JOB: Copy out the complete listing, word for word.
═══
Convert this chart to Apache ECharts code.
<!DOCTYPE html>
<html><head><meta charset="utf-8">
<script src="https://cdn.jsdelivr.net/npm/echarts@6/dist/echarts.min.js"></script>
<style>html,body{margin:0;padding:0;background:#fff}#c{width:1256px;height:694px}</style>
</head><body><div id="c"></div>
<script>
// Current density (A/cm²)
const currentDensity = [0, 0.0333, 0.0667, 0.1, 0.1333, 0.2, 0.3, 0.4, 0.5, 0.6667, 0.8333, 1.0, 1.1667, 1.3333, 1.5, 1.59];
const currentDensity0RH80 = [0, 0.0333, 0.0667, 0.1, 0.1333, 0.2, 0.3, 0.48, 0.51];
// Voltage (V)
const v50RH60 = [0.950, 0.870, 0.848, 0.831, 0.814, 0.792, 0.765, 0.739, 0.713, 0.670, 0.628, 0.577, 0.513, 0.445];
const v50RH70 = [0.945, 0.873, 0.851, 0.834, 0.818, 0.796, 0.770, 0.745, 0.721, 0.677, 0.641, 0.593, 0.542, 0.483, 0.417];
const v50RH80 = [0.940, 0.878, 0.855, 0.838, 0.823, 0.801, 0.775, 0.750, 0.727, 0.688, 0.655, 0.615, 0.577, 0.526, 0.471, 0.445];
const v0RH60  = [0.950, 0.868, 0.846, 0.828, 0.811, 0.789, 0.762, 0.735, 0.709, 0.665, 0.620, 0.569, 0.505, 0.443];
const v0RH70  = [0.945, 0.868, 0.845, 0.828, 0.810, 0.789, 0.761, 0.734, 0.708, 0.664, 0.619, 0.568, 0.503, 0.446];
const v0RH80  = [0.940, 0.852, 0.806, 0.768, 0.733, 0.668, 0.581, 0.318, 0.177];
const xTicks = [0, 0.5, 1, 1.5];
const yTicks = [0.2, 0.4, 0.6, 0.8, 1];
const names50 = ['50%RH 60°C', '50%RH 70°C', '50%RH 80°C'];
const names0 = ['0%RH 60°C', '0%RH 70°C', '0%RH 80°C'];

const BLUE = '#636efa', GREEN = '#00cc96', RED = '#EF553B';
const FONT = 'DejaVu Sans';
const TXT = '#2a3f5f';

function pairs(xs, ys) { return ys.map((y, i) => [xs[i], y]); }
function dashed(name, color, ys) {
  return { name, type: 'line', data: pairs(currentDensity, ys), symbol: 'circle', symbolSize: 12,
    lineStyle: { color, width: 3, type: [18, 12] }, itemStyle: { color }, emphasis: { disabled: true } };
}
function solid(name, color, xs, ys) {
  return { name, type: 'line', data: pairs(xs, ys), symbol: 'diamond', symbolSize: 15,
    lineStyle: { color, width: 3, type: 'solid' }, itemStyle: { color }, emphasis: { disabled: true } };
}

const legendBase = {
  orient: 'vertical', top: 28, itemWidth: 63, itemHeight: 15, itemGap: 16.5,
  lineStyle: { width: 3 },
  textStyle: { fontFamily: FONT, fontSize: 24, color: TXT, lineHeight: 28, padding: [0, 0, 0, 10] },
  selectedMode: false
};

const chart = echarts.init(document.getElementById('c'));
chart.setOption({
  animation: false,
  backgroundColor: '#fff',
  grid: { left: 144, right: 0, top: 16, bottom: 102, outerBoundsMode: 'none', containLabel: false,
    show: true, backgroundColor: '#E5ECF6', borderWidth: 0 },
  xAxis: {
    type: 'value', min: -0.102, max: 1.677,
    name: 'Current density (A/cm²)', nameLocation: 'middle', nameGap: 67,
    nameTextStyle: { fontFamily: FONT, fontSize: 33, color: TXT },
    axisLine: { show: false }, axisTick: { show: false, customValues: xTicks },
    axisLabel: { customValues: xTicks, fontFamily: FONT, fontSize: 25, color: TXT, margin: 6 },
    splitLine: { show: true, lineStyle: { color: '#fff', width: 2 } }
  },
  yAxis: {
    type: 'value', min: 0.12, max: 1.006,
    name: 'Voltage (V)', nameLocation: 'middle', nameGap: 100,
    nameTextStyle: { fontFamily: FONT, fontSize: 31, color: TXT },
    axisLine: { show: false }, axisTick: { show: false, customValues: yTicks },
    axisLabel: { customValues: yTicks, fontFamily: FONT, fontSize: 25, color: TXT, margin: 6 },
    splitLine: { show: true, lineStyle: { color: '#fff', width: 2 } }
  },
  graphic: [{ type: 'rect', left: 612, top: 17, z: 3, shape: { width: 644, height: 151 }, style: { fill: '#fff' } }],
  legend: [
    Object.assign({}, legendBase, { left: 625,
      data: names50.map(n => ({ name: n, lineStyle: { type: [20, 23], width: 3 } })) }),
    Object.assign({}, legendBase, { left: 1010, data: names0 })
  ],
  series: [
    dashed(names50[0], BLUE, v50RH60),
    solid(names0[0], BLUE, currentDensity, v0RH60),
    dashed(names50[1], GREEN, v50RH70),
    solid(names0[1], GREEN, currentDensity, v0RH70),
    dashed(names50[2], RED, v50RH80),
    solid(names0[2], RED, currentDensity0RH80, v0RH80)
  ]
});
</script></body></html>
═══
SOLVED PROBLEM:
Convert this chart to Apache ECharts code.
<!DOCTYPE html>
<html><head><meta charset="utf-8">
<script src="https://cdn.jsdelivr.net/npm/echarts@6/dist/echarts.min.js"></script>
<style>html,body{margin:0;padding:0;background:#fff}#c{width:1256px;height:694px}</style>
</head><body><div id="c"></div>
<script>
// Current density (A/cm²)
const currentDensity = [0, 0.0333, 0.0667, 0.1, 0.1333, 0.2, 0.3, 0.4, 0.5, 0.6667, 0.8333, 1.0, 1.1667, 1.3333, 1.5, 1.59];
const currentDensity0RH80 = [0, 0.0333, 0.0667, 0.1, 0.1333, 0.2, 0.3, 0.48, 0.51];
// Voltage (V)
const v50RH60 = [0.950, 0.870, 0.848, 0.831, 0.814, 0.792, 0.765, 0.739, 0.713, 0.670, 0.628, 0.577, 0.513, 0.445];
const v50RH70 = [0.945, 0.873, 0.851, 0.834, 0.818, 0.796, 0.770, 0.745, 0.721, 0.677, 0.641, 0.593, 0.542, 0.483, 0.417];
const v50RH80 = [0.940, 0.878, 0.855, 0.838, 0.823, 0.801, 0.775, 0.750, 0.727, 0.688, 0.655, 0.615, 0.577, 0.526, 0.471, 0.445];
const v0RH60  = [0.950, 0.868, 0.846, 0.828, 0.811, 0.789, 0.762, 0.735, 0.709, 0.665, 0.620, 0.569, 0.505, 0.443];
const v0RH70  = [0.945, 0.868, 0.845, 0.828, 0.810, 0.789, 0.761, 0.734, 0.708, 0.664, 0.619, 0.568, 0.503, 0.446];
const v0RH80  = [0.940, 0.852, 0.806, 0.768, 0.733, 0.668, 0.581, 0.318, 0.177];
const xTicks = [0, 0.5, 1, 1.5];
const yTicks = [0.2, 0.4, 0.6, 0.8, 1];
const names50 = ['50%RH 60°C', '50%RH 70°C', '50%RH 80°C'];
const names0 = ['0%RH 60°C', '0%RH 70°C', '0%RH 80°C'];

const BLUE = '#636efa', GREEN = '#00cc96', RED = '#EF553B';
const FONT = 'DejaVu Sans';
const TXT = '#2a3f5f';

function pairs(xs, ys) { return ys.map((y, i) => [xs[i], y]); }
function dashed(name, color, ys) {
  return { name, type: 'line', data: pairs(currentDensity, ys), symbol: 'circle', symbolSize: 12,
    lineStyle: { color, width: 3, type: [18, 12] }, itemStyle: { color }, emphasis: { disabled: true } };
}
function solid(name, color, xs, ys) {
  return { name, type: 'line', data: pairs(xs, ys), symbol: 'diamond', symbolSize: 15,
    lineStyle: { color, width: 3, type: 'solid' }, itemStyle: { color }, emphasis: { disabled: true } };
}

const legendBase = {
  orient: 'vertical', top: 28, itemWidth: 63, itemHeight: 15, itemGap: 16.5,
  lineStyle: { width: 3 },
  textStyle: { fontFamily: FONT, fontSize: 24, color: TXT, lineHeight: 28, padding: [0, 0, 0, 10] },
  selectedMode: false
};

const chart = echarts.init(document.getElementById('c'));
chart.setOption({
  animation: false,
  backgroundColor: '#fff',
  grid: { left: 144, right: 0, top: 16, bottom: 102, outerBoundsMode: 'none', containLabel: false,
    show: true, backgroundColor: '#E5ECF6', borderWidth: 0 },
  xAxis: {
    type: 'value', min: -0.102, max: 1.677,
    name: 'Current density (A/cm²)', nameLocation: 'middle', nameGap: 67,
    nameTextStyle: { fontFamily: FONT, fontSize: 33, color: TXT },
    axisLine: { show: false }, axisTick: { show: false, customValues: xTicks },
    axisLabel: { customValues: xTicks, fontFamily: FONT, fontSize: 25, color: TXT, margin: 6 },
    splitLine: { show: true, lineStyle: { color: '#fff', width: 2 } }
  },
  yAxis: {
    type: 'value', min: 0.12, max: 1.006,
    name: 'Voltage (V)', nameLocation: 'middle', nameGap: 100,
    nameTextStyle: { fontFamily: FONT, fontSize: 31, color: TXT },
    axisLine: { show: false }, axisTick: { show: false, customValues: yTicks },
    axisLabel: { customValues: yTicks, fontFamily: FONT, fontSize: 25, color: TXT, margin: 6 },
    splitLine: { show: true, lineStyle: { color: '#fff', width: 2 } }
  },
  graphic: [{ type: 'rect', left: 612, top: 17, z: 3, shape: { width: 644, height: 151 }, style: { fill: '#fff' } }],
  legend: [
    Object.assign({}, legendBase, { left: 625,
      data: names50.map(n => ({ name: n, lineStyle: { type: [20, 23], width: 3 } })) }),
    Object.assign({}, legendBase, { left: 1010, data: names0 })
  ],
  series: [
    dashed(names50[0], BLUE, v50RH60),
    solid(names0[0], BLUE, currentDensity, v0RH60),
    dashed(names50[1], GREEN, v50RH70),
    solid(names0[1], GREEN, currentDensity, v0RH70),
    dashed(names50[2], RED, v50RH80),
    solid(names0[2], RED, currentDensity0RH80, v0RH80)
  ]
});
</script></body></html>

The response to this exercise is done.